His parents had been hoping to install solar panels on their Long Island house, but their yard was too small and their roof wasn't suitable. There was, however, enough room for a tree. Perhaps, Aidan postulated, trees arranged their branches to improve the collection of sunlight. If he used the Fibonacci sequence to imitate that design with solar panels replacing leaves, maybe the structure could fit his family's limited space, look pretty—and power the house.
He did chores to earn the money to buy about $75 worth of materials. With help from his father—and after many mistakes—Aidan ended up with two models: a traditional flat-panel array and a tree-shaped solar collector designed to mimic the branch sequence of an oak tree. Over the course of months he compared measurements. To his delight, the tree structure's numbers were higher.
Exuberantly, he submitted the results to the Young Naturalist Awards, a national contest run by the American Museum of Natural History. Of 700 entries, his was picked as one of 12 winners.
"Then," Aidan said with a slight smile, "things got out of hand."
As the report went viral, attacked and championed in hundreds of comments, museum officials became worried. "We do think it's really important that information that we put forth is scientifically accurate," said Rosamond Kinzler, senior director of science education at the museum. They were also concerned for Aidan, she said.
Critics had a point: Aidan had recorded voltage, when he needed to calculate power. It is a serious flaw, explained Jan Kleissl, an assistant professor of environmental engineering at the University of California, San Diego.
Imagine a water pipe, he said.

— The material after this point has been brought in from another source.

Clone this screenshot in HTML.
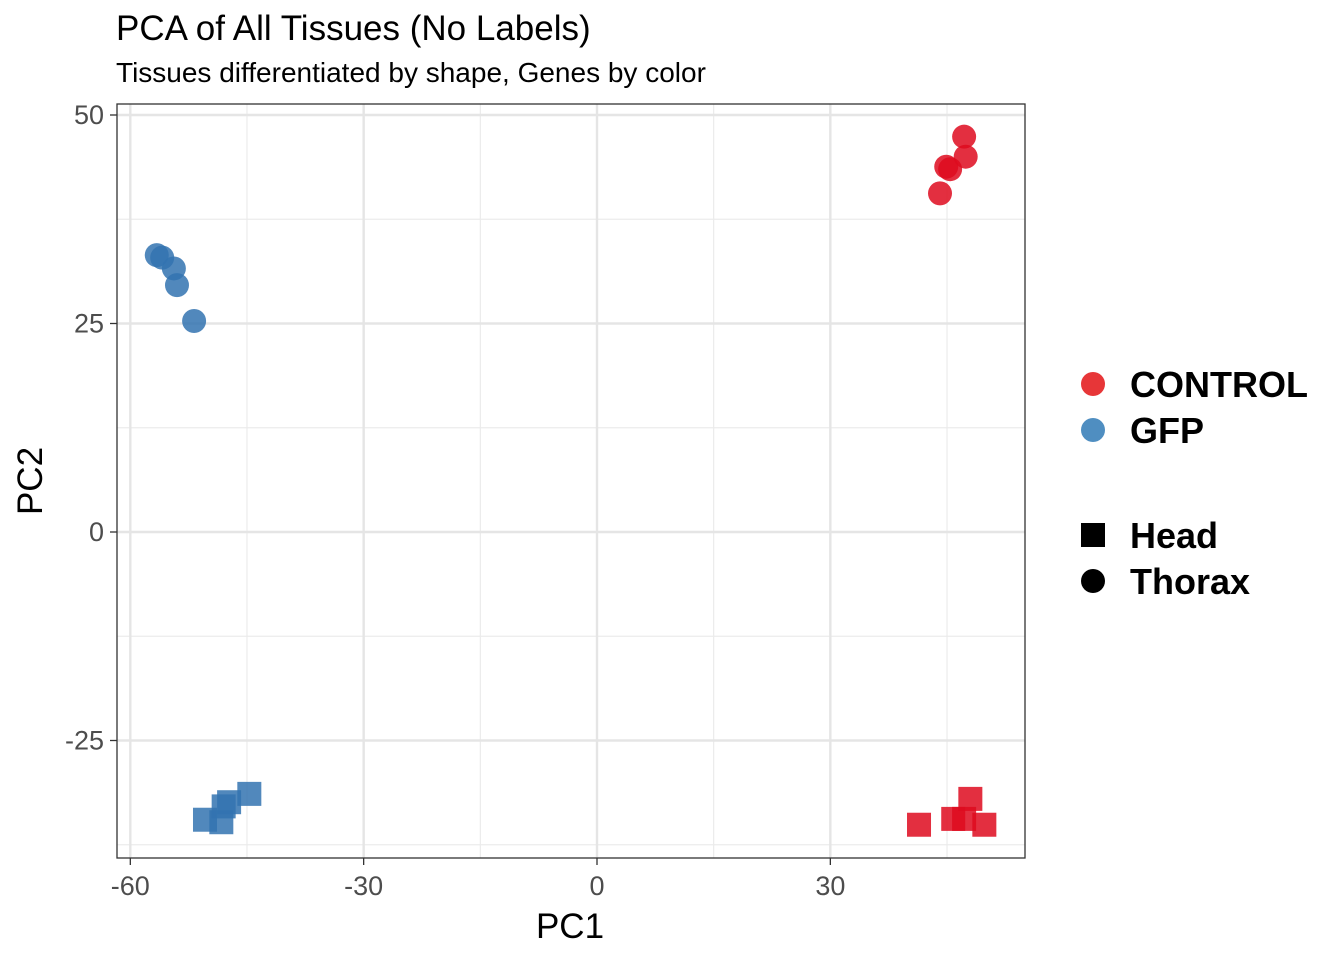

Voltage is equivalent to water pressure. Current is the size of the pipe. Power is equal to the flow of water out of the pipe, which depends on both variables.
Dr. Kleissl praised Aidan's work, but added that even if Aidan had measured the right variables, "I'm certain that he will not find that his arrangement is better," he said. "I think it's a romantic ideal that nature has many lessons for us, and there are a few cases where this is true, but in the majority of cases we could teach nature, in a way, how to be better, faster."
On a recent afternoon, Aidan showed a visitor his newest model, tweaked to respond to his critics: a towering seven-foot tree form adorned with solar panels and painted green. He is now measuring current and power. So far, he said, the tree continues to outperform the traditional panel. "I'm thinking that it could actually change the world."